What I’m saying is that everything about this Mulan is ironic accidentally. Whatever its intentions, its execution and the circumstances of its creation are in opposition to them. It’s a feminist tract that enforces male notions of value; a call to arms that fights for the wrong side of our current history; and a proud statement of national identity that celebrates the Nation of Disney as opposed to China. It’s majestically painful as a representation of how white people view Asians and, yes, it would be different had an Asian person been allowed to direct the film. The solution is not now and never was for white people to hire consultants to understand Asianness better–it is to place Asians in positions of real decision-making and creative power.
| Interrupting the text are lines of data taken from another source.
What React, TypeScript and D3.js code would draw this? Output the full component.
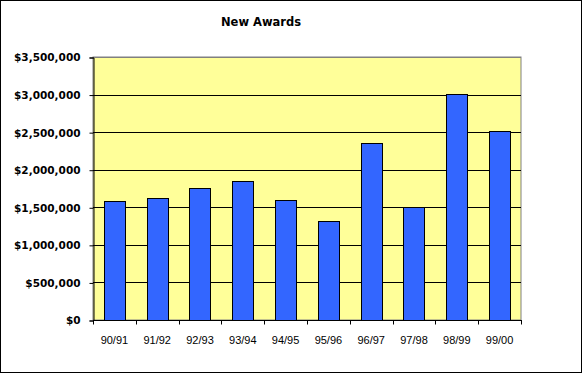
import React from "react";
import * as d3 from "d3";

const categories = ["90/91", "91/92", "92/93", "93/94", "94/95", "95/96", "96/97", "97/98", "98/99", "99/00"];
const awards = [1585000, 1620000, 1755000, 1845000, 1595000, 1315000, 2355000, 1500000, 3005000, 2510000];
const yTicks = [0, 500000, 1000000, 1500000, 2000000, 2500000, 3000000, 3500000];

export default function App() {
  const width = 583;
  const height = 374;
  const left = 93;
  const right = 521;
  const top = 57;
  const bottom = 320;

  const svgRef = React.useRef<SVGSVGElement>(null);

  React.useEffect(() => {
    const svg = d3.select(svgRef.current);
    svg.selectAll("*").remove();

    const x = d3.scaleBand().domain(categories).range([left, right]).paddingInner(0.5).paddingOuter(0.25);
    const xEdges = d3.scaleBand().domain(categories).range([left, right]);
    const y = d3.scaleLinear().domain([0, 3500000]).range([bottom, top]);

    // outer frame
    svg.append("rect")
      .attr("x", 0.5).attr("y", 0.5)
      .attr("width", width - 2).attr("height", height - 2)
      .attr("fill", "white").attr("stroke", "black");

    svg.append("text")
      .attr("x", 261).attr("y", 26)
      .attr("text-anchor", "middle")
      .style("font-family", "'DejaVu Sans', sans-serif")
      .style("font-weight", "bold")
      .style("font-size", "11.5px")
      .text("New Awards");

    // plot area
    svg.append("rect")
      .attr("x", left).attr("y", top)
      .attr("width", right - left).attr("height", bottom - top)
      .attr("fill", "#ffff99").attr("stroke", "#808080");

    svg.append("g")
      .selectAll("line")
      .data(yTicks.slice(1))
      .join("line")
      .attr("x1", left).attr("x2", right)
      .attr("y1", (d) => Math.round(y(d)) + 0.5).attr("y2", (d) => Math.round(y(d)) + 0.5)
      .attr("stroke", (d) => (d === 3500000 ? "#808080" : "black"));

    svg.append("g")
      .selectAll("rect")
      .data(awards)
      .join("rect")
      .attr("x", (d, i) => Math.round(x(categories[i])!) + 0.5)
      .attr("y", (d) => Math.round(y(d)) + 0.5)
      .attr("width", Math.round(x.bandwidth()))
      .attr("height", (d) => Math.round(bottom - y(d)))
      .attr("fill", "#3366ff")
      .attr("stroke", "black");

    // y axis
    const yAxis = d3.axisLeft(y).tickValues(yTicks).tickSize(4).tickPadding(9)
      .tickFormat((d) => "$" + d3.format(",")(d as number));
    svg.append("g")
      .attr("transform", `translate(${left + 0.5},0.5)`)
      .call(yAxis)
      .call((g) => g.select(".domain").attr("stroke", "black"))
      .selectAll("text")
      .style("font-family", "'DejaVu Sans', sans-serif")
      .style("font-weight", "bold")
      .style("font-size", "10.5px")
      .attr("fill", "black");

    // x axis: ticks at band edges
    const xg = svg.append("g").attr("transform", `translate(0,${bottom + 0.5})`);
    xg.append("line").attr("x1", left).attr("x2", right + 1).attr("stroke", "black");
    xg.selectAll("line.tick")
      .data([...categories.map((c) => xEdges(c)!), right])
      .join("line")
      .attr("class", "tick")
      .attr("x1", (d) => Math.round(d) + 0.5).attr("x2", (d) => Math.round(d) + 0.5)
      .attr("y1", 0).attr("y2", 4)
      .attr("stroke", "black");
    xg.selectAll("text")
      .data(categories)
      .join("text")
      .attr("x", (d) => xEdges(d)! + xEdges.bandwidth() / 2)
      .attr("y", 23)
      .attr("text-anchor", "middle")
      .style("font-family", "'Liberation Sans', Arial, sans-serif")
      .style("font-size", "11px")
      .text((d) => d);
  }, []);

  return (
    <svg ref={svgRef} width={width} height={height} style={{ position: "absolute", left: 0, top: 0 }} />
  );
}
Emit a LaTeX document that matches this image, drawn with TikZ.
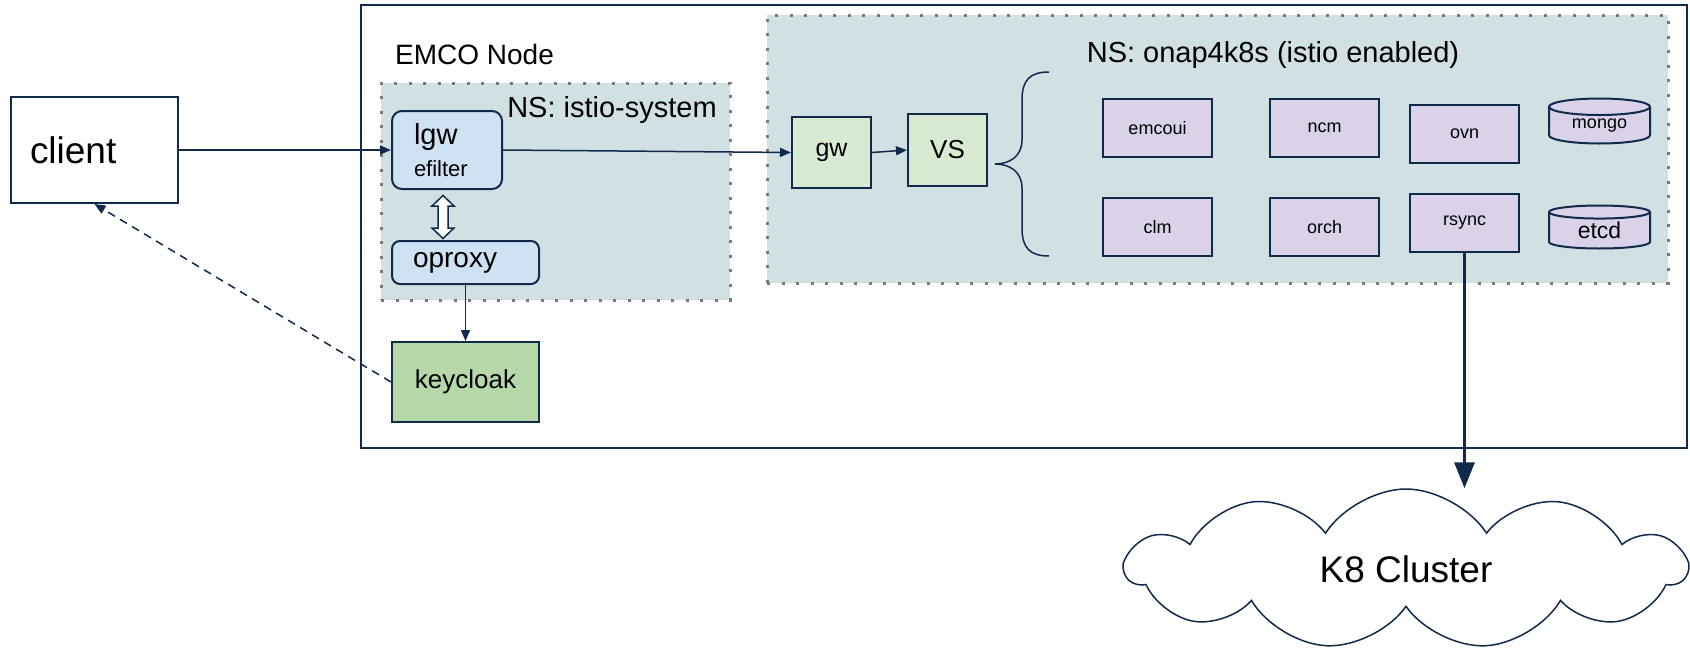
\documentclass[tikz,border=0pt]{standalone}
\usepackage{fontspec}
\setmainfont{Liberation Sans}
\usetikzlibrary{positioning}
\usetikzlibrary{shapes.geometric, shapes.symbols, arrows.meta}

\definecolor{navy}{HTML}{102A4C}
\definecolor{dotgray}{HTML}{7A7A7A}
\definecolor{nsfill}{HTML}{D0E0E3}
\definecolor{bluefill}{HTML}{CFE2F3}
\definecolor{greenfill}{HTML}{D9EAD3}
\definecolor{kcfill}{HTML}{B6D7A8}
\definecolor{purplefill}{HTML}{D9D2E9}

\newcommand{\fsz}[1]{\fontsize{#1}{#1}\selectfont}

\tikzset{
  nsbox/.style={draw=dotgray, line width=3pt, dash pattern=on 3pt off 11.5pt, fill=nsfill},
  plainbox/.style={draw=navy, line width=2pt, inner sep=0pt},
  pod/.style={plainbox, fill=purplefill, minimum width=109, minimum height=58, font=\fsz{18}},
  istiobox/.style={plainbox, fill=bluefill, rounded corners=10pt},
  gwbox/.style={plainbox, fill=greenfill, minimum width=79, minimum height=71},
  db/.style={cylinder, shape border rotate=90, draw=navy, line width=2pt, fill=purplefill,
    aspect=0.3, minimum width=101, inner sep=0pt, anchor=shape center},
  conn/.style={draw=navy, line width=1.5pt, -{Triangle[length=11pt,width=9pt]}},
}

\begin{document}
\begin{tikzpicture}[x=1pt, y=-1pt]
\useasboundingbox (0,0) rectangle (1690,651);

% EMCO node and namespaces
\node[draw=navy, line width=1.5pt, minimum width=1326, minimum height=443] (emco) at (1024,226.5) {};
\node[font=\fsz{28}, inner sep=0pt, anchor=west] (emcolabel) at (395,54) {EMCO Node};
\node[nsbox, minimum width=349, minimum height=217] (istions) at (555.5,191.5) {};
\node[nsbox, minimum width=901, minimum height=268] (onapns) at (1217.5,149) {};
\node[font=\fsz{29}, inner sep=0pt] (istiolabel) at (612,110) {NS: istio-system};
\node[font=\fsz{29}, inner sep=0pt] (onaplabel) at (1273,55) {NS: onap4k8s (istio enabled)};

% client side
\node[plainbox, minimum width=167, minimum height=106, text width=129, align=left, font=\fsz{37}] (client) at (94.5,150) {client};
\node[istiobox, minimum width=110, minimum height=78, text width=66, align=left, font=\fsz{29}] (lgw) at (447,150)
  {lgw\\[3pt]{\fsz{22}efilter}};
\node[istiobox, rounded corners=8pt, minimum width=147, minimum height=43, text width=105, align=left, font=\fsz{28}] (oproxy) at (465.5,262.5) {oproxy};
\coordinate (lgwproxy) at (443,217);
\draw[navy, line width=1.5pt, fill=white, shift={(lgwproxy)}]
  (0,-21.5) -- (11,-11) -- (5,-11) -- (5,11) -- (11,11) -- (0,21.5)
  -- (-11,11) -- (-5,11) -- (-5,-11) -- (-11,-11) -- cycle;
\node[plainbox, fill=kcfill, minimum width=147, minimum height=80, font=\fsz{26}] (keycloak) at (465.5,382) {keycloak};

% onap4k8s services
\node[gwbox, font=\fsz{25}] (gw) at (831.5,152.5) {gw};
\node[gwbox, minimum height=72, font=\fsz{26}] (vs) at (947.5,150) {VS};
\draw[navy, line width=1.5pt] (1049,72) .. controls (1030,72) and (1022,80) .. (1022,100) -- (1022,140)
  .. controls (1022,156) and (1010,164) .. (995,164)
  .. controls (1010,164) and (1022,172) .. (1022,188) -- (1022,228)
  .. controls (1022,248) and (1030,256) .. (1049,256);

\node[pod] (emcoui) at (1157.5,128) {emcoui};
\node[pod] (ncm) at (1324.5,128) {ncm};
\node[pod] (ovn) at (1464.5,134) {ovn};
\node[pod] (clm) at (1157.5,227) {clm};
\node[pod] (orch) at (1324.5,227) {orch};
\node[pod] (rsync) at (1464.5,223) {rsync};
\node[db, minimum height=45, font=\fsz{18}] (mongo) at (1599.5,121) {mongo};
\node[db, minimum height=43, font=\fsz{23}] (etcd) at (1599.5,227) {etcd};

% cluster
\node[cloud, draw=navy, line width=1.5pt, cloud puffs=11, cloud puff arc=115, cloud ignores aspect,
  minimum width=560, minimum height=160, font=\fsz{37}] (cluster) at (1406,569) {K8 Cluster};

% connectors
\draw[conn] (client.east) -- (lgw.west);
\draw[conn] (lgw.east) -- (gw.west);
\draw[conn] (gw.east) -- (vs.west);
\draw[conn] (oproxy.south) -- (keycloak.north);
\draw[conn, dash pattern=on 8pt off 6pt] (keycloak.west) -- (client.south);
\draw[draw=navy, line width=3.5pt, -{Triangle[length=26pt,width=20pt]}] (rsync.south) -- (rsync.south |- cluster.north);
\end{tikzpicture}
\end{document}
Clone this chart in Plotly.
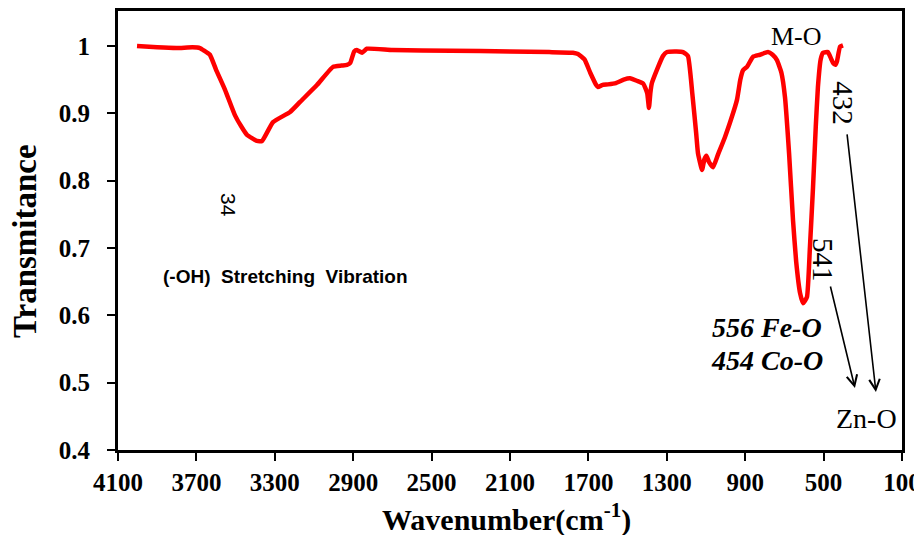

While you can substitute the minority as circumstances dictate, the principle is consistent enough that it comes as no surprise it’s never the decision made by the allies wanting to learn. Anyway, China makes extraordinary historical wuxia pictures of their own. 吳宇森’s Red Cliff made me proud to be who I am for the first time in my life at the hale age of 36. Still, Chinese culture is not Asian-American culture, and all Mulan does is serve as a painful reminder of my otherness in this place I have loved my whole life that has never taken the time to know me.